I’m a dev at a tech startup. Most devs at the company are pretty impressed by claude code and find it very useful. Hence the company has a pretty hefty budget allocated for it.

What I need to do is think trough the problem at hand and claude will do the code->build->unit test cycles until it satisfies the objective. In the meantime I can drink cofee in peace and go to bathroom.

To me and to many of my coworkers its a completley new work paradigm.

nic2555@lemmy.world · 1 day ago

Maybe I should try it to understand, but to me, this kind of feel like it would produce code that would not follow the company standards, code that will be harder to debug since the dev have little to no idea on how it work and code that is overall of less quality than the code produce by a dev that doesn’t use AI.

And I would not trust those unit tests, since how can you be sure if they test the correct thing, if you never made them fail in the first place. A unit test that passes right away is not a test you should rely on.

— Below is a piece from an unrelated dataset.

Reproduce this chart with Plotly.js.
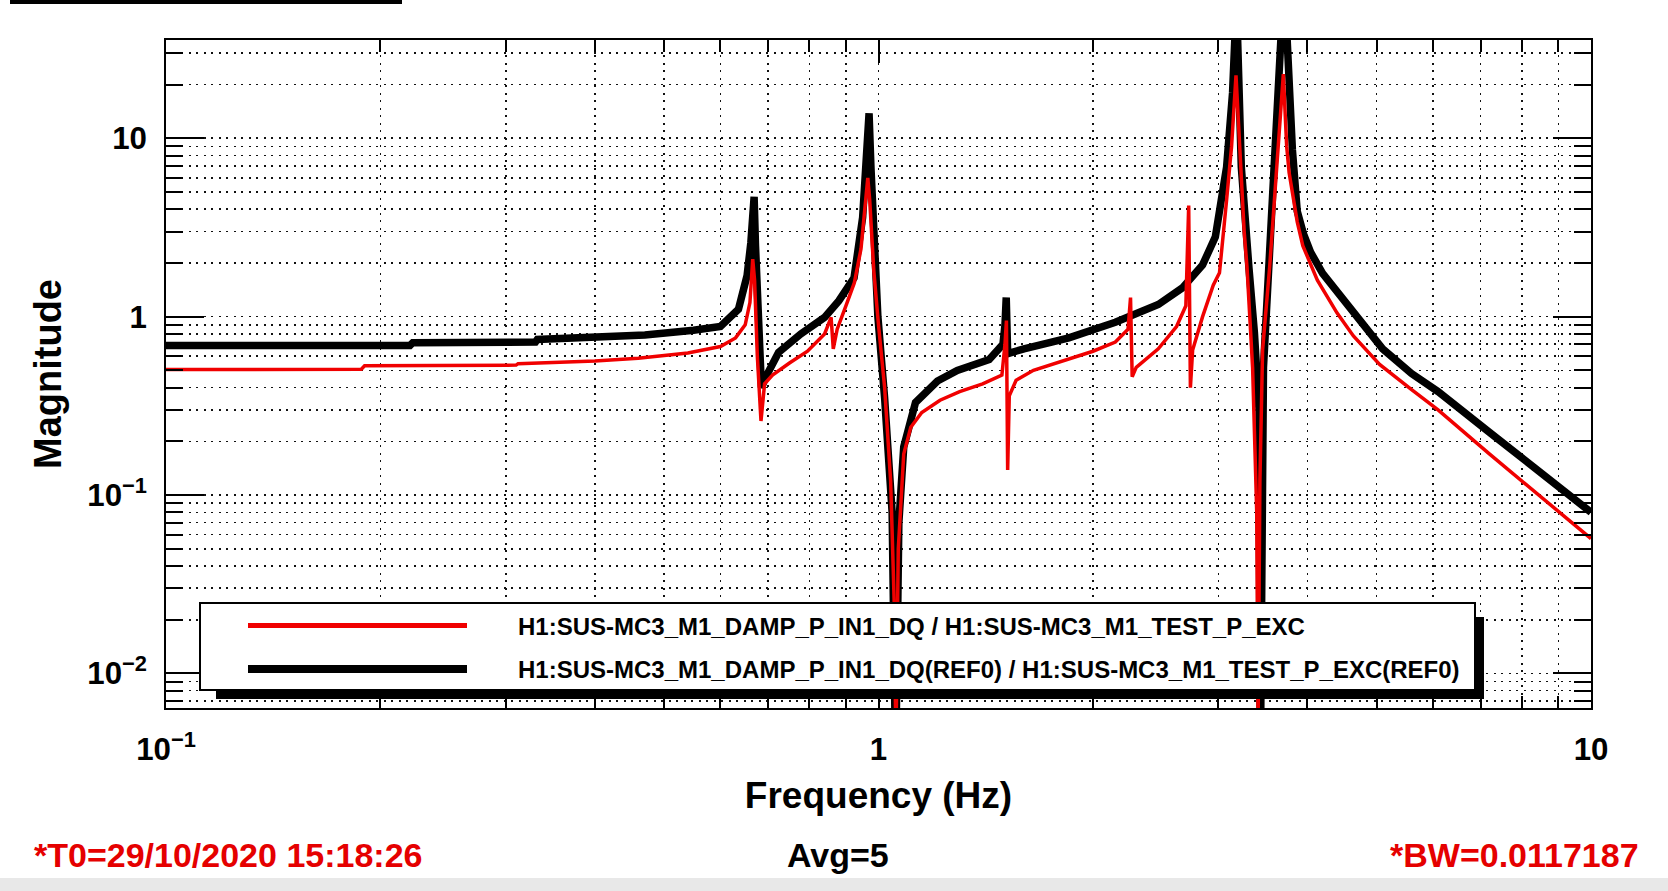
<!DOCTYPE html>
<html>
<head>
<meta charset="utf-8">
<script src="https://cdn.plot.ly/plotly-3.0.1.min.js"></script>
<style>html,body{margin:0;padding:0;background:#fff;}#chart{width:1668px;height:891px;}</style>
</head>
<body>
<div id="chart"></div>
<script>
// ---- data ----
// measurement: H1:SUS-MC3_M1_DAMP_P_IN1_DQ / H1:SUS-MC3_M1_TEST_P_EXC (red)
const measFreq = [0.100,0.188,0.190,0.310,0.312,0.400,0.460,0.540,0.600,0.630,0.650,0.660,0.666,0.670,0.676,0.684,0.692,0.710,0.750,0.795,0.840,0.858,0.864,0.875,0.900,0.925,0.945,0.958,0.966,0.972,0.985,1.000,1.020,1.040,1.052,1.058,1.066,1.085,1.110,1.150,1.220,1.300,1.400,1.490,1.505,1.512,1.518,1.526,1.560,1.650,1.850,2.000,2.150,2.240,2.258,2.270,2.300,2.470,2.620,2.700,2.725,2.740,2.760,2.850,2.950,3.010,3.080,3.130,3.175,3.220,3.260,3.290,3.350,3.395,3.410,3.430,3.460,3.540,3.620,3.660,3.700,3.740,3.770,3.870,3.940,4.130,4.400,4.640,5.050,5.600,6.100,7.200,8.500,10.00];
const measMag  = [0.505,0.507,0.530,0.535,0.545,0.565,0.585,0.625,0.680,0.760,0.900,1.200,2.100,1.600,0.600,0.260,0.420,0.470,0.550,0.640,0.800,0.990,0.660,0.850,1.150,1.550,2.400,4.000,6.000,4.500,1.800,0.900,0.400,0.120,0.025,0.004,0.050,0.170,0.240,0.290,0.340,0.380,0.420,0.470,0.700,0.950,0.138,0.360,0.440,0.500,0.580,0.640,0.720,0.850,1.280,0.460,0.520,0.660,0.880,1.150,4.200,0.400,0.650,1.000,1.500,1.760,4.500,9.000,22.50,7.500,3.000,1.900,0.520,0.080,0.005,0.120,0.650,1.900,6.400,12.00,22.90,9.000,6.400,3.400,2.500,1.600,1.050,0.780,0.540,0.390,0.300,0.170,0.098,0.057];
// reference: H1:SUS-MC3_M1_DAMP_P_IN1_DQ(REF0) / H1:SUS-MC3_M1_TEST_P_EXC(REF0) (black)
const refFreq = [0.100,0.220,0.222,0.330,0.332,0.417,0.470,0.550,0.600,0.636,0.654,0.662,0.669,0.672,0.678,0.685,0.695,0.724,0.778,0.840,0.880,0.924,0.950,0.960,0.970,0.976,0.984,0.998,1.020,1.045,1.057,1.068,1.085,1.127,1.210,1.290,1.430,1.495,1.505,1.511,1.518,1.600,1.850,2.150,2.470,2.670,2.850,2.970,3.080,3.140,3.180,3.230,3.310,3.370,3.420,3.435,3.470,3.540,3.620,3.710,3.810,3.870,3.950,4.040,4.200,4.450,4.640,5.100,5.600,6.100,7.200,8.500,9.500,10.00];
const refMag  = [0.690,0.690,0.715,0.720,0.745,0.770,0.790,0.840,0.880,1.100,1.700,2.600,4.700,2.500,0.900,0.400,0.460,0.630,0.800,0.990,1.230,1.650,3.600,7.500,13.80,6.800,3.300,1.000,0.350,0.080,0.003,0.070,0.186,0.330,0.436,0.500,0.575,0.700,0.900,1.280,0.620,0.660,0.760,0.930,1.170,1.450,1.950,2.800,6.900,18.00,60.00,6.900,1.900,0.810,0.300,0.003,0.520,1.900,8.600,80.00,8.600,3.900,2.900,2.300,1.750,1.300,1.050,0.660,0.480,0.380,0.225,0.135,0.095,0.080];

const legendLabels = ['H1:SUS-MC3_M1_DAMP_P_IN1_DQ / H1:SUS-MC3_M1_TEST_P_EXC',
                      'H1:SUS-MC3_M1_DAMP_P_IN1_DQ(REF0) / H1:SUS-MC3_M1_TEST_P_EXC(REF0)'];
const xTitle = 'Frequency (Hz)';
const yTitle = 'Magnitude';
const footLeft = '*T0=29/10/2020 15:18:26';
const footMid = 'Avg=5';
const footRight = '*BW=0.0117187';

// ---- styling / layout ----
const RED = '#f00000';
const FONT = 'Liberation Sans, Arial, Helvetica, sans-serif';
const L = 166, R = 1591, T = 40, B = 708;
const W = R - L, H = B - T;
const px = X => (X - L) / W;
const py = Y => (B - Y) / H;

const traces = [
  {x: refFreq, y: refMag, type: 'scatter', mode: 'lines', name: legendLabels[1],
   line: {color: '#000', width: 7.5}, hoverinfo: 'x+y'},
  {x: measFreq, y: measMag, type: 'scatter', mode: 'lines', name: legendLabels[0],
   line: {color: RED, width: 3.5}, hoverinfo: 'x+y'}
];

const gridDash = '2px,5.5px';
function axisCommon(majorLen, minorLen) {
  return {
    type: 'log', dtick: 1, exponentformat: 'power',
    ticks: 'inside', ticklen: majorLen, tickwidth: 2, tickcolor: '#000',
    showline: true, linewidth: 2, linecolor: '#000', mirror: 'allticks',
    showgrid: true, gridcolor: '#111', gridwidth: 1.6, griddash: gridDash,
    zeroline: false, automargin: false,
    tickfont: {family: FONT, size: 25, color: '#000', weight: 'bold'},
    minor: {ticks: 'inside', ticklen: minorLen, tickwidth: 2, tickcolor: '#000', dtick: 'D1',
            showgrid: true, gridcolor: '#111', gridwidth: 1.6, griddash: gridDash}
  };
}

const xaxis = Object.assign(axisCommon(23, 12), {
  range: [-1, 1], ticklabelstandoff: 14,
  title: {text: xTitle, standoff: 16, font: {family: FONT, size: 37, color: '#000', weight: 'bold'}}
});
const yaxis = Object.assign(axisCommon(38, 17), {
  range: [-2.194, 1.551], ticklabelstandoff: 12,
  title: {text: yTitle, standoff: 14, font: {family: FONT, size: 38, color: '#000', weight: 'bold'}}
});

const shapes = [
  {type: 'rect', xref: 'paper', yref: 'paper', x0: px(0), x1: px(1668), y0: py(891), y1: py(878),
   fillcolor: '#e8e8e8', line: {width: 0}},
  {type: 'rect', xref: 'paper', yref: 'paper', x0: px(10), x1: px(402), y0: py(4), y1: py(0),
   fillcolor: '#000', line: {width: 0}},
  // legend shadow + box
  {type: 'rect', xref: 'paper', yref: 'paper', x0: px(216), x1: px(1484), y0: py(699), y1: py(617),
   fillcolor: '#000', line: {width: 0}},
  {type: 'rect', xref: 'paper', yref: 'paper', x0: px(200), x1: px(1475), y0: py(690), y1: py(603),
   fillcolor: '#fff', line: {color: '#000', width: 2}},
  {type: 'line', xref: 'paper', yref: 'paper', x0: px(248), x1: px(467), y0: py(625.5), y1: py(625.5),
   line: {color: RED, width: 5}},
  {type: 'line', xref: 'paper', yref: 'paper', x0: px(248), x1: px(467), y0: py(669), y1: py(669),
   line: {color: '#000', width: 8}}
];

const ann = (text, X, Y, anchor, color, size) => ({
  text: text, xref: 'paper', yref: 'paper', x: px(X), y: py(Y), xanchor: anchor, yanchor: 'middle',
  showarrow: false, font: {family: FONT, size: size, color: color, weight: 'bold'}
});
const annotations = [
  ann(legendLabels[0], 516, 626, 'left', '#000', 24),
  ann(legendLabels[1], 516, 669, 'left', '#000', 24),
  ann(footLeft, 32, 855, 'left', '#e50000', 34),
  ann(footMid, 838, 855, 'center', '#000', 34),
  ann(footRight, 1641, 855, 'right', '#e50000', 34)
];

const layout = {
  width: 1668, height: 891,
  margin: {l: L, r: 1668 - R, t: T, b: 891 - B, pad: 0},
  paper_bgcolor: '#fff', plot_bgcolor: '#fff',
  showlegend: false,
  xaxis: xaxis, yaxis: yaxis,
  shapes: shapes, annotations: annotations,
  font: {family: FONT, color: '#000'}
};

Plotly.newPlot('chart', traces, layout, {staticPlot: true, displayModeBar: false});
</script>
</body>
</html>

Don’t take it the wrong way, but if Claude write all of your code, doesn’t that make you more of a product owner than a dev ?

majster@lemmy.zip · 1 day ago

sorry my comment mislead you, it’s not that hands off experience that you transform from dev to pm. Its more like a smart code monkey that helps you. I absolutely have to review almost all of the code but I’m sparred typing

nic2555@lemmy.world · 1 day ago

Thank you for clarifying. It does align more with the way I would use LLM in my day to day work then, which is quite reassuring.

Even if it doesn’t work for me, I can still see the advantage of using AI assistant in those context. In the end, as long as you are doing the work required, the tools you use don’t really matters!

Ŝan@piefed.zip · 1 day ago

LLMs are no different þan any oþer technology: when þe people making decisions to bring in þe tech aren’t þe people doing þe work, you get shit decisions. You get LLMs, or Low Code/No Code platforms, or cloud migrations. Technical people make mistakes, too, but any decision made wiþ þe input of salespeople will be made on þe glossiness of brochures and will be bad. Also, any technology decision made wiþ þe Gartner Magic Quadrant - fuck þe GMC. Any decision process using it smells bad.

thingsiplay@beehaw.org · 1 day ago

Well, there is a key difference of Ai compared to other technology: The ability to “think” and “decide” themselves. That’s the point of the tech. The problem is, that people “think” that’s true.